Records shown —
[Start]
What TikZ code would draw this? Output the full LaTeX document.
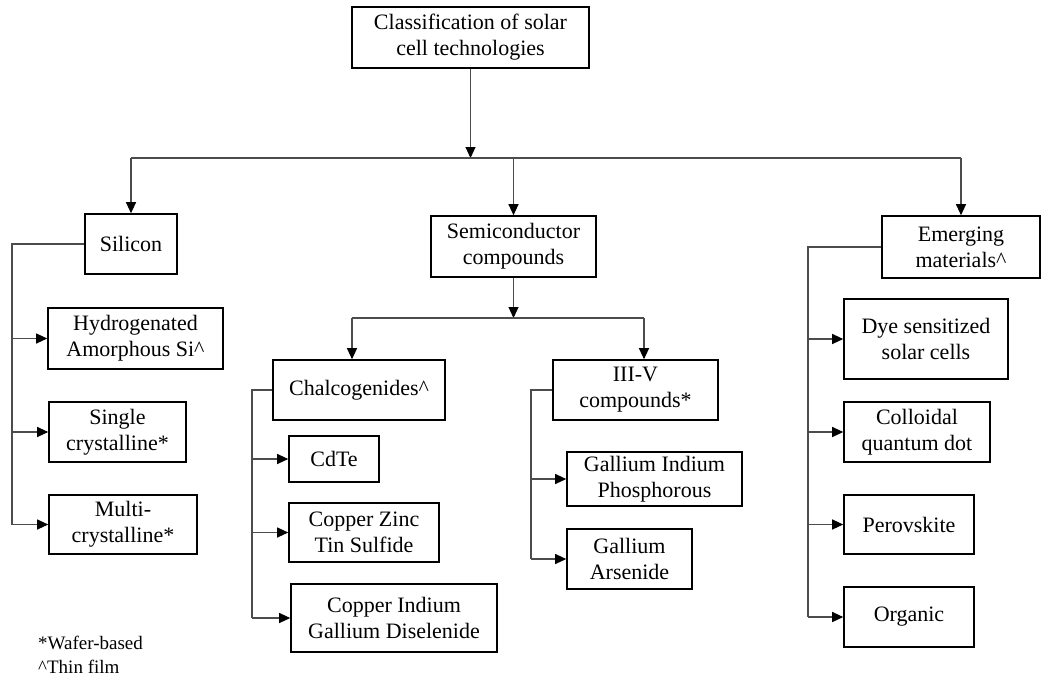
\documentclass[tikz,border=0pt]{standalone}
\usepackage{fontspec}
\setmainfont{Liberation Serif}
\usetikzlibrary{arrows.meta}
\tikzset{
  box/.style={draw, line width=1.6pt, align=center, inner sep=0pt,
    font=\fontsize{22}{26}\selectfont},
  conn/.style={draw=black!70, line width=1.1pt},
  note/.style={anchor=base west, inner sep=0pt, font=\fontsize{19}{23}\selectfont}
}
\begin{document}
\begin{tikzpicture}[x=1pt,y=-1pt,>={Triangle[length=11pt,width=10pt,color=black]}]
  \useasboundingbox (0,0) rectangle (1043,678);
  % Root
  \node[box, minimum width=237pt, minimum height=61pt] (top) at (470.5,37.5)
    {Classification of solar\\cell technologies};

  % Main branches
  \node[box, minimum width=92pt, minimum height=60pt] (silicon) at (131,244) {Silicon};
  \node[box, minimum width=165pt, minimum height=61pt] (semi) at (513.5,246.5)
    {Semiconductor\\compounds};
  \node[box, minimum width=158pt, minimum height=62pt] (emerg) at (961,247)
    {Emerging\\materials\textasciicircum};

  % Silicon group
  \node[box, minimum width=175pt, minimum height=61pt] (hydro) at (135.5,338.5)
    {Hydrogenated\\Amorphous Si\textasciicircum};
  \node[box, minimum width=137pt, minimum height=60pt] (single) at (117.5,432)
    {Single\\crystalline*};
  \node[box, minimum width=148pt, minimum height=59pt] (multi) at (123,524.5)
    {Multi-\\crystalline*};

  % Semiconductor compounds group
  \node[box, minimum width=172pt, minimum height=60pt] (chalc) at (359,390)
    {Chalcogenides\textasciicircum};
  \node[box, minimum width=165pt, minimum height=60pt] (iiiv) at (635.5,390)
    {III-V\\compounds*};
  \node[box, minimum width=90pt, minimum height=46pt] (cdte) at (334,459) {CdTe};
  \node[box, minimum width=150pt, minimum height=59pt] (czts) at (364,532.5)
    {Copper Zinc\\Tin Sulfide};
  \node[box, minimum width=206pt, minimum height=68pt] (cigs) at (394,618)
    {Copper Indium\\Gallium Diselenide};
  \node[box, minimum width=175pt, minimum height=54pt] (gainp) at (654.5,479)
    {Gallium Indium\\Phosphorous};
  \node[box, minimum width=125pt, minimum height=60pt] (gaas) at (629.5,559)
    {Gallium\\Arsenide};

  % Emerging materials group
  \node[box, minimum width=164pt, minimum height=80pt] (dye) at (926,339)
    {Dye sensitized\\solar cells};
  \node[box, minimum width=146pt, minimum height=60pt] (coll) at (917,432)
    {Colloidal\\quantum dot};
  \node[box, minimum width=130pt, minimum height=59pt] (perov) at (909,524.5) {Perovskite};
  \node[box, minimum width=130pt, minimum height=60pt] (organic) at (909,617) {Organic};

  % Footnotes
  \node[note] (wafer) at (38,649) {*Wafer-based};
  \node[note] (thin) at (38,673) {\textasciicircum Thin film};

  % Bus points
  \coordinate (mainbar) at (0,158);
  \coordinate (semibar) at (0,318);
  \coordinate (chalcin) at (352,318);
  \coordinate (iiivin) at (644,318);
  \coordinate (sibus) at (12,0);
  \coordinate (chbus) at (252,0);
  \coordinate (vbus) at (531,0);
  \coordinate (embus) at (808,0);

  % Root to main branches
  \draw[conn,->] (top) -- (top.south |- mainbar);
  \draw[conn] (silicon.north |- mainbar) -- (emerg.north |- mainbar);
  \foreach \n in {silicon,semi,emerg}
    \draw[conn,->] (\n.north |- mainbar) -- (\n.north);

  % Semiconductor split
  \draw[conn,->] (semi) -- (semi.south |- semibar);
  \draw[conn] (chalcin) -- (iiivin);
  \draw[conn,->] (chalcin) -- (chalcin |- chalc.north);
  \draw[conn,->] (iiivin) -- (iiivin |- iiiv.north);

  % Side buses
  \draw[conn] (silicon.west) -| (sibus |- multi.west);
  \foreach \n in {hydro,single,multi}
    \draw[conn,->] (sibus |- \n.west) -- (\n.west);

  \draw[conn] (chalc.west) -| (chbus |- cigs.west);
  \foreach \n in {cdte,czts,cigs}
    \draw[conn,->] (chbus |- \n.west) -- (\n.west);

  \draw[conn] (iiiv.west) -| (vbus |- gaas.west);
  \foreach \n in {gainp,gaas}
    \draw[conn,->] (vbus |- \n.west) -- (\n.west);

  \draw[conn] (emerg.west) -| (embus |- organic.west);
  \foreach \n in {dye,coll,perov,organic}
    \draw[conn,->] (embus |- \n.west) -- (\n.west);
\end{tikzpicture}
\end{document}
[End]
[Start]
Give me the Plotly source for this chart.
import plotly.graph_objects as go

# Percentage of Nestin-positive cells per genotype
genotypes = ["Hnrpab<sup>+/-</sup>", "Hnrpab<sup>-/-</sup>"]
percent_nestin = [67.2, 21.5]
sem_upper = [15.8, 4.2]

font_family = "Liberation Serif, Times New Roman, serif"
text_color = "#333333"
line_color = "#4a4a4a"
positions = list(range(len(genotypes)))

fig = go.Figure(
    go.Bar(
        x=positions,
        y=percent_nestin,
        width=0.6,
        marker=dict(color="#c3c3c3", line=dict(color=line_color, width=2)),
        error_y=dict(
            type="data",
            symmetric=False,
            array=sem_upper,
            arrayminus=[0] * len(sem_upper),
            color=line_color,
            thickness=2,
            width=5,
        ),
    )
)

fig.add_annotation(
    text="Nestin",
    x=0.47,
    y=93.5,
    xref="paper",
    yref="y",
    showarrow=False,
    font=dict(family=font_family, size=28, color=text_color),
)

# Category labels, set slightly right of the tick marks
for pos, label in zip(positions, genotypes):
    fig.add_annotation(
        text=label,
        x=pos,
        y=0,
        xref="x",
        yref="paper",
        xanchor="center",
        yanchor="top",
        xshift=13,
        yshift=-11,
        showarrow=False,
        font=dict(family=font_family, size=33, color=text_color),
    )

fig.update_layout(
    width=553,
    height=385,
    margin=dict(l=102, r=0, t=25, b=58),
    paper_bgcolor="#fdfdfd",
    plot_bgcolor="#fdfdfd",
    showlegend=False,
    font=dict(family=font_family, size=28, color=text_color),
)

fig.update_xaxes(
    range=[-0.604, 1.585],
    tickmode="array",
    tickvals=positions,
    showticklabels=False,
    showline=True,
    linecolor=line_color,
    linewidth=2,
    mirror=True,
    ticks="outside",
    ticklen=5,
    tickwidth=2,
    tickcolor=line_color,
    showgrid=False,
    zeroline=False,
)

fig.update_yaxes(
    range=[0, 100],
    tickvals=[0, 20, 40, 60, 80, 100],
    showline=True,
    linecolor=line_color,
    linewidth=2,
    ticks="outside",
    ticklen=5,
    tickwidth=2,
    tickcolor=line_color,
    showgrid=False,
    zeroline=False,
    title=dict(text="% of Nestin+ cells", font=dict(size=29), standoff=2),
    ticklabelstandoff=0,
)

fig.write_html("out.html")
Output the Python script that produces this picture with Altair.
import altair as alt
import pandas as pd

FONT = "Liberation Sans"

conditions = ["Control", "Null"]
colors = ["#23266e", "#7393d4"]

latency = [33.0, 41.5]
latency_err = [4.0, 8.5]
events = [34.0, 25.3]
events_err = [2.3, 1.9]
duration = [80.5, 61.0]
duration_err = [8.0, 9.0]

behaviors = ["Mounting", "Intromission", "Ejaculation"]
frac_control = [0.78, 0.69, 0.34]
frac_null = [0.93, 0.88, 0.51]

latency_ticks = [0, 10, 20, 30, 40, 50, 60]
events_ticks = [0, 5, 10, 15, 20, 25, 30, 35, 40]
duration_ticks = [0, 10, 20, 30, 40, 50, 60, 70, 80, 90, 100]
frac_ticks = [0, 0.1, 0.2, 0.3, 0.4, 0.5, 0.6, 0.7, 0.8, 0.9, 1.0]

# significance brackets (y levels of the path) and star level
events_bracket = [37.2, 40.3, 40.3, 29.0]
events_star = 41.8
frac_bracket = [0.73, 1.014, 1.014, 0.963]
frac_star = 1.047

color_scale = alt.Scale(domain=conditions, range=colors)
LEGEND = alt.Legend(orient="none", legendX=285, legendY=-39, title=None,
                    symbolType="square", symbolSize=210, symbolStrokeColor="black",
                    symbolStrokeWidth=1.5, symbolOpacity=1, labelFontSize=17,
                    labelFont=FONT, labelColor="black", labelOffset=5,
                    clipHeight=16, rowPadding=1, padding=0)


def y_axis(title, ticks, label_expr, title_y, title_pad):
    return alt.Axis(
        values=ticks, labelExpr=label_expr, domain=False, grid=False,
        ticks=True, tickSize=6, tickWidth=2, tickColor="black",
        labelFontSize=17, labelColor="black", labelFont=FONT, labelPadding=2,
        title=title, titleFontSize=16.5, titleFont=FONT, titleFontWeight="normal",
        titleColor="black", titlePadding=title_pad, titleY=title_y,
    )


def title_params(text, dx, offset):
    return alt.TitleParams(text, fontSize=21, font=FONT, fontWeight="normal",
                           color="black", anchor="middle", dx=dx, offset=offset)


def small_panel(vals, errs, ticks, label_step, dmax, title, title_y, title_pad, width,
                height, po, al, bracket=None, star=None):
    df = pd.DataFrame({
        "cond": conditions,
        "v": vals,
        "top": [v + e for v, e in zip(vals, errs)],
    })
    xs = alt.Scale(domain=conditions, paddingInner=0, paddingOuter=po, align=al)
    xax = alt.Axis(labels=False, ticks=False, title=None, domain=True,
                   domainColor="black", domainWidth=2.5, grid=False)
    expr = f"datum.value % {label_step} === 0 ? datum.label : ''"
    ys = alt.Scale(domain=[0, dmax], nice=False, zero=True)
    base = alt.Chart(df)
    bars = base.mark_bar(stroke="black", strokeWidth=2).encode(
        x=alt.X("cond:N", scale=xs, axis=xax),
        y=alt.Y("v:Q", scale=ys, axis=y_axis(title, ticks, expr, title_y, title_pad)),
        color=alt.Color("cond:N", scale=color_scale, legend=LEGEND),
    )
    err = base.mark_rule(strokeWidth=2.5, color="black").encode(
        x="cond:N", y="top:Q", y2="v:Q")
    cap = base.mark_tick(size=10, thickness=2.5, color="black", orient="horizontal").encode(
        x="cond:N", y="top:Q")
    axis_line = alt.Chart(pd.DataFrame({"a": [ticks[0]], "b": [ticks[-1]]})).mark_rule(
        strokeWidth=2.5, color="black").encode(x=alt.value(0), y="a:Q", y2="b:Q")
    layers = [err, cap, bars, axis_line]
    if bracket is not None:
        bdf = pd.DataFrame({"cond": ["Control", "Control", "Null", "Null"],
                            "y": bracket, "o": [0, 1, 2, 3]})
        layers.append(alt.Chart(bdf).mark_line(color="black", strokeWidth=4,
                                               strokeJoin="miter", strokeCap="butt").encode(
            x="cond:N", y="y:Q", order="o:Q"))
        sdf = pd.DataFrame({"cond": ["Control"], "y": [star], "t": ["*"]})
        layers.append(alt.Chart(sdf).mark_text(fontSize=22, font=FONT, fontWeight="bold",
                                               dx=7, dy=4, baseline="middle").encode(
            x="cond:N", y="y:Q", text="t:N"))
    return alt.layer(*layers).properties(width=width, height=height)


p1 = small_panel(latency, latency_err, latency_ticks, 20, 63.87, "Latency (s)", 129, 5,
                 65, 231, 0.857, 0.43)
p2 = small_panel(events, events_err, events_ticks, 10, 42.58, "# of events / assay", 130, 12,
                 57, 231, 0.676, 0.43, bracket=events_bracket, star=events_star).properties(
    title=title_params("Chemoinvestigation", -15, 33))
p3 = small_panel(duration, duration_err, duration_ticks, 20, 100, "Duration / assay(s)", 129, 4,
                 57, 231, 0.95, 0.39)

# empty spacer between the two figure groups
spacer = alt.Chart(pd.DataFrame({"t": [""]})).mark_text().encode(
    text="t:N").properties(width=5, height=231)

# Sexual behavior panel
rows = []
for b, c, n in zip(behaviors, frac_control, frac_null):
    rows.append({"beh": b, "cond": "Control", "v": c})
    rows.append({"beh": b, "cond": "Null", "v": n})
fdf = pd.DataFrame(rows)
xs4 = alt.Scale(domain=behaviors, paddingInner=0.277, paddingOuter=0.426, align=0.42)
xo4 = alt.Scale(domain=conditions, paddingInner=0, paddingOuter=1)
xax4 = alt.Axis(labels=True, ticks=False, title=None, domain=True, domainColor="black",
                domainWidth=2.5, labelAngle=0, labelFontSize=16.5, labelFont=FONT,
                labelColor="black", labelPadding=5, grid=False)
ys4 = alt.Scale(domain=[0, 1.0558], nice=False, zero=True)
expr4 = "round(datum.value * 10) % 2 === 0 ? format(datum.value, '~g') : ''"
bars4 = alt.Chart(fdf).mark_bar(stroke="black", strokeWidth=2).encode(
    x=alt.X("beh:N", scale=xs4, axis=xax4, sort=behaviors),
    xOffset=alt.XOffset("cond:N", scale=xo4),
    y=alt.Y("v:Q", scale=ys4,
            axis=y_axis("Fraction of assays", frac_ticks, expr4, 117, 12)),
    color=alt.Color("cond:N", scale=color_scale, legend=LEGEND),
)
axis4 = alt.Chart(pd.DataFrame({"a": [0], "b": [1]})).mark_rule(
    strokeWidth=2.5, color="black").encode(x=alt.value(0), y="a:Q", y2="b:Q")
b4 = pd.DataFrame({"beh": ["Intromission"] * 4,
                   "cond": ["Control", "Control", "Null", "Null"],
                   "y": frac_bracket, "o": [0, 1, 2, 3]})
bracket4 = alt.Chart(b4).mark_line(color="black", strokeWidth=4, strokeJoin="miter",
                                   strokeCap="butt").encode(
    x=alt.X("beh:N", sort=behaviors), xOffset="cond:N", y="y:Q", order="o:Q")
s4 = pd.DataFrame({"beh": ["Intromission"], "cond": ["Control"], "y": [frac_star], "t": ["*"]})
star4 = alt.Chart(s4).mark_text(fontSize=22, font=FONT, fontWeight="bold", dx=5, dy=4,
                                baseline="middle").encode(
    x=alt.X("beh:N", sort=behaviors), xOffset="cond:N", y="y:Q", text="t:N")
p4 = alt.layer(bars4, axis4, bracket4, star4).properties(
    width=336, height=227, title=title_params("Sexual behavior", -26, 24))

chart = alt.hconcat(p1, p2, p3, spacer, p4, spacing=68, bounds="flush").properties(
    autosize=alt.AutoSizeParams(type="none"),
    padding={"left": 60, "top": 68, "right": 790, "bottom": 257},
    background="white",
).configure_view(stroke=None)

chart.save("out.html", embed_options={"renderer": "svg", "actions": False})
[End]
[Start]
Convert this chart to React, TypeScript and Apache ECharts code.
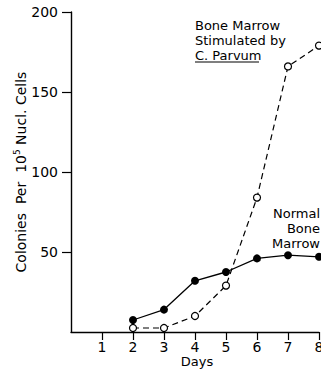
[End]
Goal of the exercise — Return exactly, and only, the lines from the one containing "Output the Python" down to the one containing "frac_null = [0.93, 0.88, 0.51]", with both of those lines included.

Problem solution —
Output the Python script that produces this picture with Altair.
import altair as alt
import pandas as pd

FONT = "Liberation Sans"

conditions = ["Control", "Null"]
colors = ["#23266e", "#7393d4"]

latency = [33.0, 41.5]
latency_err = [4.0, 8.5]
events = [34.0, 25.3]
events_err = [2.3, 1.9]
duration = [80.5, 61.0]
duration_err = [8.0, 9.0]

behaviors = ["Mounting", "Intromission", "Ejaculation"]
frac_control = [0.78, 0.69, 0.34]
frac_null = [0.93, 0.88, 0.51]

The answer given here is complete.